Second, as insurers move to try to exclude cyber-related losses under these other traditional coverages, and in light of the common exclusions in cyber forms for risks such as physical injury or damage, policyholders should “carefully review and harmonize their lines of coverage at renewal,” to preclude insurers from introducing an exclusion in the traditional lines that is so broad that it “opens a new gap between traditional and cyber coverages.” Policyholders will also want to ensure that “they have not potentially lost a non-cyber aspect of their traditional coverage” if an exclusion is introduced.

 

Third, and in the alternative, the memo suggests that policyholders consider new products “designed to fill cyber-related gaps’ (through “affirmative cover”).
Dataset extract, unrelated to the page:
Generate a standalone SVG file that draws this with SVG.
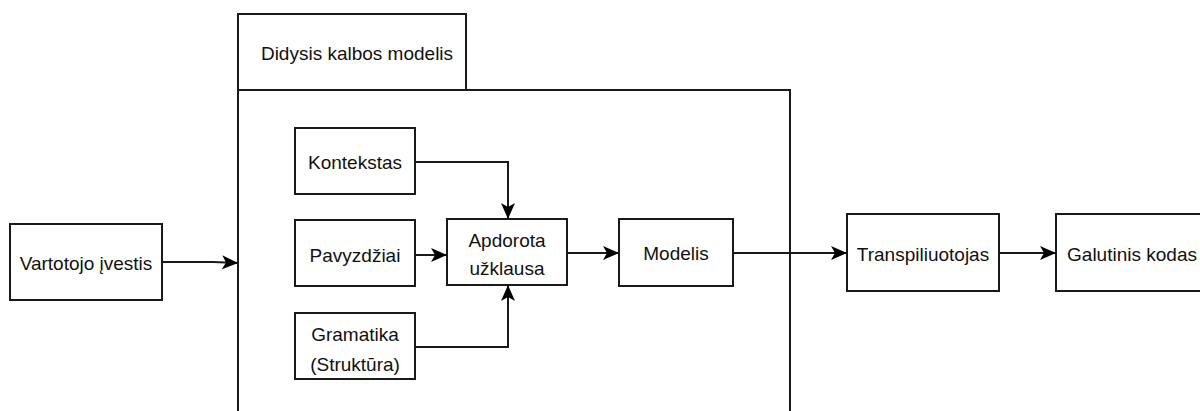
<svg xmlns="http://www.w3.org/2000/svg" width="1200" height="411" viewBox="0 0 1200 411">
<style>
.n{fill:#fff;stroke:#1a1a1a;stroke-width:2}
.t{font-family:"Liberation Sans",Arial,sans-serif;font-size:19px;fill:#111;text-anchor:middle;dominant-baseline:central}
.c{fill:none;stroke:#1a1a1a;stroke-width:2}
</style>
<defs>
<marker id="a" markerWidth="18" markerHeight="18" refX="16" refY="8" orient="auto" markerUnits="userSpaceOnUse">
<path d="M0,1 L16,8 L0,15 L4,8 Z" fill="#000"/>
</marker>
</defs>
<rect width="1200" height="411" fill="#fff"/>
<g id="container">
<rect class="n" x="238" y="14" width="228" height="76"/>
<text class="t" x="357" y="53">Didysis kalbos modelis</text>
<path class="n" d="M238,420 L238,90 L790,90 L790,420"/>
</g>
<g id="vartotojo"><rect class="n" x="10" y="224" width="152" height="76"/><text class="t" x="86" y="263">Vartotojo įvestis</text></g>
<g id="kontekstas"><rect class="n" x="295" y="128" width="120" height="66"/><text class="t" x="355" y="162">Kontekstas</text></g>
<g id="pavyzdziai"><rect class="n" x="295" y="220" width="120" height="66"/><text class="t" x="355" y="255">Pavyzdžiai</text></g>
<g id="gramatika"><rect class="n" x="295" y="313" width="120" height="66"/><text class="t" x="355" y="334">Gramatika</text><text class="t" x="355" y="364">(Struktūra)</text></g>
<g id="apdorota"><rect class="n" x="447" y="219" width="120" height="66"/><text class="t" x="507" y="240">Apdorota</text><text class="t" x="507" y="268">užklausa</text></g>
<g id="modelis"><rect class="n" x="619" y="219" width="114" height="67"/><text class="t" x="676" y="253">Modelis</text></g>
<g id="transpiliuotojas"><rect class="n" x="847" y="214" width="152" height="77"/><text class="t" x="923" y="254">Transpiliuotojas</text></g>
<g id="galutinis"><rect class="n" x="1056" y="214" width="152" height="77"/><text class="t" x="1132" y="254">Galutinis kodas</text></g>
<g id="connectors">
<path class="c" d="M162,262 L213,262 L238,263" marker-end="url(#a)"/>
<path class="c" d="M415,162 L508,162 L508,219" marker-end="url(#a)"/>
<path class="c" d="M415,255 L447,255" marker-end="url(#a)"/>
<path class="c" d="M415,347 L508,347 L508,285" marker-end="url(#a)"/>
<path class="c" d="M567,253 L619,253" marker-end="url(#a)"/>
<path class="c" d="M733,253 L847,253" marker-end="url(#a)"/>
<path class="c" d="M999,253 L1056,253" marker-end="url(#a)"/>
</g>
</svg>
Examples include broader cyber insurance that expressly covers liability for physical bodily injury and property damage arising from cyber perils.

 

Fourth, policyholders should keep in mind that insurance should only be a part of their organization’s risk management program. Companies should consider and deploy other available risk management mechanisms, such as vendor contracts or even the use of captives for other types of risk.

 

The memo has further advice for policyholders that have experienced a cyber incident – that is, for policyholders to look across their entire insurance portfolio to identify all policies that might potentially provide coverage. Readers of this blog will be interested to note that among the specific types of policies that the authors suggest policyholder should consider are D&O, E&O, Crime, and K&R policies. The memo suggests further that policyholders should provide notice to all of these insurers and otherwise take steps to try to preserve potential coverage under those policies.

 

One final note the memo’s authors make is the suggestion that in fighting for coverage under earlier issued policies, policyholders may be able to argue that the later addition of cyber exclusions or other restrictions to later-issued policies “is effective evidence that the prior policy at issue provided ‘silent cyber’ cover for the loss.”

 

Discussion

In my view, the authors’ suggestion that policyholders that have experienced a cyber incident provide notice to all potentially involved insurers is a sound recommendation, as policyholders should make every effort to try to preserve the possibility of coverage wherever it may be found.

 

The authors’ mention of the policyholders’ D&O insurance policies is interesting to me. I am frequently asked by persons outside the D&O insurance about whether D&O insurers have been trying to add terms, conditions, or exclusions to try to restrict coverage available under the policy for cyber-related losses. So far, I am not aware of any comprehensive effort by any mainstream D&O insurer to try to preclude coverage under their policies for cyber losses, even though there have been a number of high-profile D&O claims arising out of cyber incidents.

 

In my view, but for the fact that the cyber-related D&O claims involve cybersecurity concerns, they are otherwise plain vanilla D&O claims that by all rights ought to be covered under the D&O policy. However, given the insurance industry’s overall alarm about cyber losses and about “silent cyber,” it is important for policyholders and those that counsel them to be vigilant for insurer efforts to restrict coverage for D&O claims arising out of cyber-related incidents.

 

Of all of the specific points in the authors’ memo, the one of greatest concern to me is their point about the possibility for a “gap” in coverage to emerge as traditional property and casualty insurers try to add restrictions or exclusions to eliminate the possibility for “silent cyber” coverage under their policies.

 

The reason this is of concern to me is that, in our world of specialization, the insurance advisor that is counseling companies about their cyber insurance may be unaware of changes in their client’s traditional property or casualty insurance program. Given the possibility for what the authors called a “gap,” it will be important for everyone involved in assessing a company’s insurance for cyber risks to understand what limitations are being added elsewhere in a policyholder’s insurance program.